The regional cutoffs reflect what households pay for housing, goods, and everyday services in each area. Because the thresholds are scaled to local prices, regions where costs run higher require more income or net worth to be considered affluent, while lower-cost areas require less. Housing plays an outsized role in these cost differences, since it makes up the largest share of household spending. The numbers bear this out in dramatic fashion. Median existing-home prices ranged from about $319,500 in the Midwest to roughly $628,500 in the West as of October 2025, according to the National Association of Realtors.
In California, where prices are 13% higher than the national average, you need an income of about $236,000 per year and a net worth of about $2 million to be considered affluent, while in Arkansas, where prices are 13% lower, you’d need an income of $182,000 and a net worth of $1.6 million, according to Visa. In California’s most exclusive areas, the bar climbs even higher. The net worth threshold for the “upper class” in California is approximately $3 million and can increase to as high as $4.7 million in the most affluent areas – because between insanely high home prices and the expensive cost of living, $3 million is about the point where your wealth would reach the level of providing real financial comfort in the Golden State.
The Wealth Gap Is Widening – and Becoming Structural

The net worth of America’s top 1% hit a record share of nearly 32% in the third quarter of 2025, the Federal Reserve reported. By comparison, the bottom 50% cumulatively held just 2.5% of overall net wealth. This concentration has been building for decades, but recent years have dramatically accelerated the trend. Collectively, the wealthiest 1% held about $55 trillion in assets in the third quarter of 2025 – roughly equal to the wealth held by the bottom 90% of Americans combined. “Household wealth is highly concentrated and becoming steadily more concentrated,” Mark Zandi, chief economist at Moody’s Analytics, told CBS News.

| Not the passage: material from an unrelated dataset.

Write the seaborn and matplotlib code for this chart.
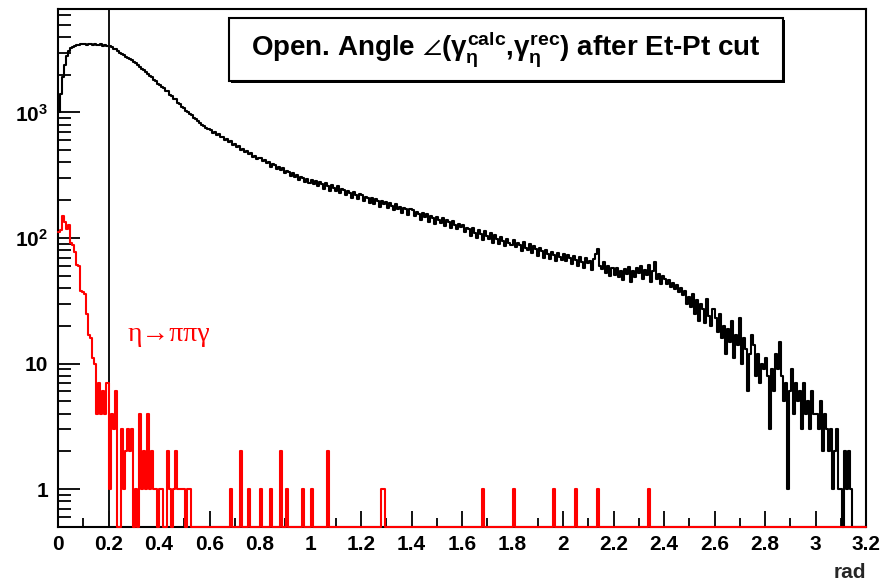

The confidence gap between how the highest- and lowest-earners feel about their financial situation compared with five years prior grew to its widest in more than a decade in 2025, according to the University of Michigan’s Surveys of Consumers. The divide is not purely financial – it is psychological and structural. Half of Americans (52%) say the gap between rich and poor is a very big problem, while 28% say it’s a somewhat big problem, according to the January 2026 Economist/YouGov Poll. Political appetite for change is real across party lines, even if agreement on solutions remains elusive.
Why Affluent Americans Still Feel Anxious

More than half of wealthy Americans report feeling stressed about their finances in 2025. Individuals are building their resilience by diversifying their income sources and adjusting their spending and saving habits. Retirement targets are rising faster than savings, and the average expected retirement age has increased to 65. The anxiety isn’t imaginary – it reflects real changes in the cost of sustaining wealth over a lifetime. Between 2020 and 2024, the threshold for the top 10% of net worth grew about 40%, compared with about 23% for income. Broader indicators tell the same story: the U.S. median home price rose about 25% over the last five years, per U.S. Census data, and the S&P 500 gained roughly 109%.
Perhaps the most significant shift in 2026 isn’t about dollar amounts at all, as survey data reveal that 45% of Americans now define wealth in terms of happiness, while 37% define it in terms of physical health. That reframing matters. Research consistently shows that additional money has diminishing returns on happiness and life satisfaction beyond meeting basic needs and achieving reasonable comfort. Relationships, health, purposeful work, and community connections often contribute more significantly to overall well-being than additional wealth beyond certain thresholds. The number on a balance sheet, it turns out, has never been the whole story – and in 2026, more Americans are beginning to say so out loud.